Spiritualità è il complesso delle diverse attività del pensiero che si differenzia dalla realtà materiale.
La parola, l’arte, la scienza, la civiltà, la religione appartengono alla spiritualità. La persona è spirituale se ama la cultura, se ama conoscere cioè sempre più, o meglio, la cultura. A questo punto la spiritualità si incunea nel mistero e nasce un altro vocabolo: l’ascetica, o meglio l’ascesi, il guardare in alto.
I greci distinguevano una duplice ascesi: quella fisica praticata dai soldati che si esercitavano nel maneggio delle armi e quella degli atleti che si preparavano ad irrobustire il corpo con uno speciale regime di vita non solo fisico, ma anche morale, che consisteva nello studio della filosofia, dell’arte, del pensiero alto per raggiungere la virtù, intesa come tipo di vita di una moralità ineccepibile, per entrare nella “teodicea”, studio dell’olimpo dove abitavano gli dei.
Negli scavi geologici in Grecia, a Roma e altrove, troviamo infatti tombe che parlano degli dei dell’Olimpo e iscrizioni su pietra che insistono nel tema della virtù ottenuta con lo studio della filosofia, dell’arte, del pensiero alto. Il vocabolo “virtù” appartiene specialmente a Socrate e a Platone.
Per il primo, “virtù” è il complesso di pensiero e parola per vincere l’ignoranza ritenuta principio di ogni male e molto pericolosa per l’individuo e per la società. Nell’ambiente cristiano il concetto di virtù non riveste grande importanza. La parola “virtù” compare una volta sola in Paolo nella lettera a Filemone 4,8 nel concetto di nobiltà d’animo.

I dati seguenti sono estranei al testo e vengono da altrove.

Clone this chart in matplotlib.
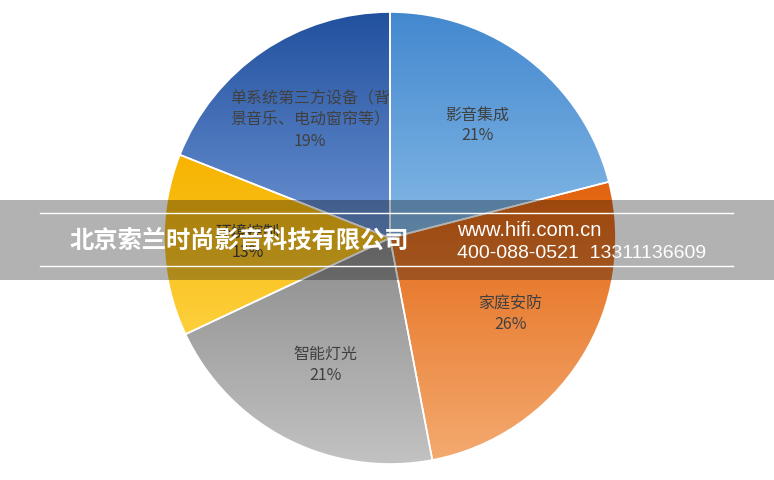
import numpy as np
import matplotlib
matplotlib.use("Agg")
import matplotlib.pyplot as plt
from matplotlib.colors import LinearSegmentedColormap
from matplotlib.patches import Rectangle
from matplotlib.lines import Line2D

plt.rcParams['font.family'] = ['Noto Sans CJK SC', 'DejaVu Sans']

# data
names = ["影音集成", "家庭安防", "智能灯光", "环境控制", "单系统第三方设备（背\n景音乐、电动窗帘等）"]
shares = [21, 26, 21, 13, 19]
# gradient colours (top, bottom) for each slice
top_colors = ["#4388cf", "#e2630e", "#8c8c8c", "#f7b300", "#21509e"]
bottom_colors = ["#85b9e6", "#f4aa70", "#c2c2c2", "#fdd03c", "#6c93d3"]

W, H = 774, 480
fig = plt.figure(figsize=(W / 100, H / 100), dpi=100)
fig.patch.set_facecolor("white")

# pie axes: centre (390, 238) px, radius 226 px
cx, cy, r = 390, 238, 226
lim = 1.05
side = 2 * r * lim
ax = fig.add_axes([(cx - side / 2) / W, (H - cy - side / 2) / H, side / W, side / H])

wedges, _ = ax.pie(shares, startangle=90, counterclock=False, radius=1,
                   wedgeprops=dict(edgecolor="white", linewidth=1.2))
ax.set_aspect("equal")
ax.axis("off")

grad = np.linspace(0, 1, 256).reshape(-1, 1)
for w, c0, c1 in zip(wedges, top_colors, bottom_colors):
    bb = w.get_path().get_extents()
    cmap = LinearSegmentedColormap.from_list("g", [c0, c1])
    im = ax.imshow(grad, cmap=cmap, aspect="auto", origin="upper",
                   extent=[bb.x0, bb.x1, bb.y0, bb.y1], zorder=1, interpolation="bilinear")
    im.set_clip_path(w)
    w.set_facecolor("none")
    w.set_zorder(3)

ax.set_xlim(-lim, lim)
ax.set_ylim(-lim, lim)

# slice labels
for w, name, v in zip(wedges, names, shares):
    mid = np.deg2rad((w.theta1 + w.theta2) / 2)
    ax.text(0.63 * np.cos(mid), 0.63 * np.sin(mid), f"{name}\n{v}%",
            ha="center", va="center", fontsize=11.5, color="#404040",
            linespacing=1.3, zorder=4)

# watermark band
fig.add_artist(Rectangle((0, 1 - 280 / H), 1, 80 / H, transform=fig.transFigure,
                         facecolor="black", alpha=0.3, edgecolor="none", zorder=5))
for y in (213, 266):
    fig.add_artist(Line2D([40 / W, 733 / W], [1 - y / H, 1 - y / H], transform=fig.transFigure,
                          color="white", linewidth=1, zorder=6))
fig.text(70 / W, 1 - 241 / H, "北京索兰时尚影音科技有限公司", fontsize=17.5, fontweight="heavy",
         color="white", ha="left", va="center", zorder=7)
fig.text(457 / W, 1 - 230 / H, "www.hifi.com.cn", fontsize=14.5, color="white",
         family=["Liberation Sans", "DejaVu Sans"], ha="left", va="center", zorder=7)
fig.text(457 / W, 1 - 253 / H, "400-088-0521  13311136609", fontsize=14, color="white",
         family=["Liberation Sans", "DejaVu Sans"], ha="left", va="center", zorder=7)

fig.savefig("out.png", dpi=100)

Nelle lettere degli Apostoli, invece, hanno una certa importanza gli elenchi delle virtù dei cristiani e i vizi dei pagani. Paolo, con tutta semplicità, esorta i cristiani a cercare di seguire tutto ciò che è buono e giusto, onorato, amabile nella letteratura romana e accoglie il loro concetto di coscienza (Rom 2,14).
C’è da notare che il Nuovo Testamento non conosce la distinzione di Aristotele tra virtù pratica e virtù teoretica. La virtù nella Bibbia è un costitutivo essenziale della persona in tutto il suo dire e fare nel quotidiano, tanto che la persona virtuosa è perfetta. Interessante sapere che le virtù che appaiono nei catechismi nella loro formazione sono proprio quelle della cultura dell’antica Grecia, di Platone e, tra i romani, di Cicerone.
Per Aristotele e Cicerone le virtù non servono per un fine esterno come lo Stato e la religione. Le virtù sono intese come percorso dell’anima, per realizzare la “eudonomia”, cioè la felicità e la sicurezza di se stessi in tutto ciò che è bello e buono.
La Bibbia sembra rifuggire dalla concezione greca troppo intenta ad evidenziare il merito dell’uomo. Il Vangelo spesso non lascia alcun spazio al vanto dell’uomo che si stente perfetto e sicuro e ricorda invece che tutto il bene che è nella persona è dono di Dio, frutto del Suo spirito.